3) Different with insert, we do not allow MBR updates in parent when
deleting a record as for now. This is mainly for performance concern, otherwise,
we will need to scan all rows on a page to find out the MBR for each delete, and
potentially propagate all the way to root.

However, during Tree shrink, the upper level index entry's MBR would be updated
to reflect the new MBR for merged pages

4) We also do remember the savepoint when latching each block. So if we do move
to another page, we will release latches on the previous page, so there will not
be 2 pages latched on the same level and we go through the "path" 

5) The shrink will remain to be similar, however, we do not allow merge pages
belong to different parents. In such way, the parent page after merge is the
same parent page for the page to be shrunk. And such page should already be
latched exclusively. This parent latching beforehand is no different from
current scheme.

In such way, we could utilize our parent_path vector to quickly locate the
parent (instead of searching again from root). This is an advantage over btree.

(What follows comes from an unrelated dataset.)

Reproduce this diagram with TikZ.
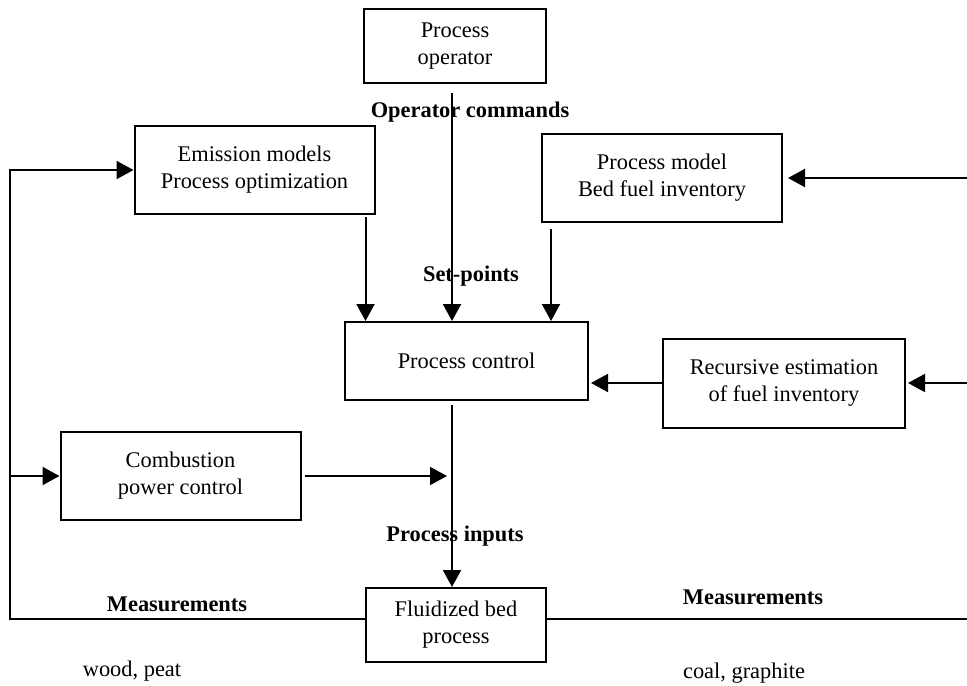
\documentclass[tikz,border=0pt]{standalone}
\usepackage{fontspec}
\setmainfont{Liberation Serif}
\usetikzlibrary{arrows.meta}

\begin{document}
\begin{tikzpicture}[
				x=0.5pt, y=-0.5pt,
				font=\fontsize{11.2pt}{13.5pt}\selectfont,
				line width=1pt,
				block/.style={
						draw,
						rectangle,
						align=center,
						inner sep=0pt,
						minimum width=#1,
					},
				block/.default=120pt,
				lbl/.style={
						font=\fontsize{11.2pt}{13.5pt}\selectfont\bfseries,
						inner sep=0pt,
					},
				arr/.style={
						-{Triangle[length=8.5pt,width=9pt]},
					},
			]
			\useasboundingbox (0,0) rectangle (967,685);

			% blocks
			\node[block=91pt, minimum height=37pt] (oper) at (455,46) {Process\\operator};
			\node[block, minimum height=44pt] (emis) at (254.5,170) {Emission models\\Process optimization};
			\node[block, minimum height=44pt] (model) at (662,178) {Process model\\Bed fuel inventory};
			\node[block=121.5pt, minimum height=39pt] (ctrl) at (466.5,361) {Process control};
			\node[block=121pt, minimum height=44.5pt] (recur) at (784,383) {Recursive estimation\\of fuel inventory};
			\node[block, minimum height=44pt] (comb) at (180.5,476) {Combustion\\power control};
			\node[block=90pt, minimum height=37pt] (fbed) at (456,625) {Fluidized bed\\process};

			% frame points
			\coordinate (lft) at (10,0);
			\coordinate (rgt) at (967,0);
			\coordinate (min) at (967,178);
			\coordinate (rin) at (967,383);
			\coordinate (cpin) at ([xshift=-7.25pt]ctrl.south);

			% labels
			\node[lbl] (opcmd) at (470,112) {Operator commands};
			\node[lbl] (setp) at (471,276) {Set-points};
			\node[lbl] (pinp) at (455,536) {Process inputs};
			\node[lbl] (measl) at (177,604) {Measurements};
			\node[lbl] (measr) at (753,597) {Measurements};
			\node[inner sep=0pt] (fuell) at (132,671) {wood, peat};
			\node[inner sep=0pt] (fuelr) at (744,673) {coal, graphite};

			% set-points into control
			\draw[arr, shorten <=1pt] ([xshift=-5pt]emis.south east) -- ([xshift=-5pt]emis.south east |- ctrl.north);
			\draw[arr, shorten <=4.5pt] ([xshift=-1.5pt]oper.south) -- ([xshift=-1.5pt]oper.south |- ctrl.north);
			\draw[arr, shorten <=3pt] ([xshift=5pt]model.south west) -- ([xshift=5pt]model.south west |- ctrl.north);

			% estimates
			\draw[arr, shorten >=2.5pt] (min) -- (model.east);
			\draw[arr, shorten >=1pt] (rin) -- (recur.east);
			\draw[arr, shorten >=1pt] (recur.west) -- (recur.west -| ctrl.east);

			% process inputs
			\draw[arr, shorten <=2pt] (cpin) -- (cpin |- fbed.north);
			\draw[arr, shorten <=1.5pt] (comb.east) -- ([xshift=-2.5pt]comb.east -| cpin);

			% measurements
			\draw[arr] ([yshift=3pt]fbed.west) -- ([yshift=3pt]fbed.west -| lft) -- (lft |- emis.west) -- (emis.west);
			\draw[arr] (lft |- comb.west) -- (comb.west);
			\draw ([yshift=3pt]fbed.east) -- ([yshift=3pt]fbed.east -| rgt);
		\end{tikzpicture}
\end{document}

6) With the "page locks" introduced in the WL 6609, the page that falls into any
search paths cannot be merged/shrunk away. However, such page CAN BE deleted, if
rows on the page are all deleted. When this happen, all other search paths
belong to other queries will be updated, to remove such page from their search
path. The operation is protected by special mutexes

7) For pessimistic delete that could involve page merging, the index->lock is X
locked, as we could latch pages (parent etc.) out of regular order (up->down and
left to right)

In summary, there are 3 vectors (path, matches, parent_path) stored in our
rtr_info structure to maintained the search results. And it couples with SSN
value and "page" lock to deal with concurrent operations. The search still
follows root->leaf, left->right latch ordering.


Reference paper attached:
M. Kornacker and D. Banks. High-Concurrency Locking in R-Trees.
In Proc. 21st Int’l 13
Conference on Very Large Databases (VLDB), pages 134–145, September 1995.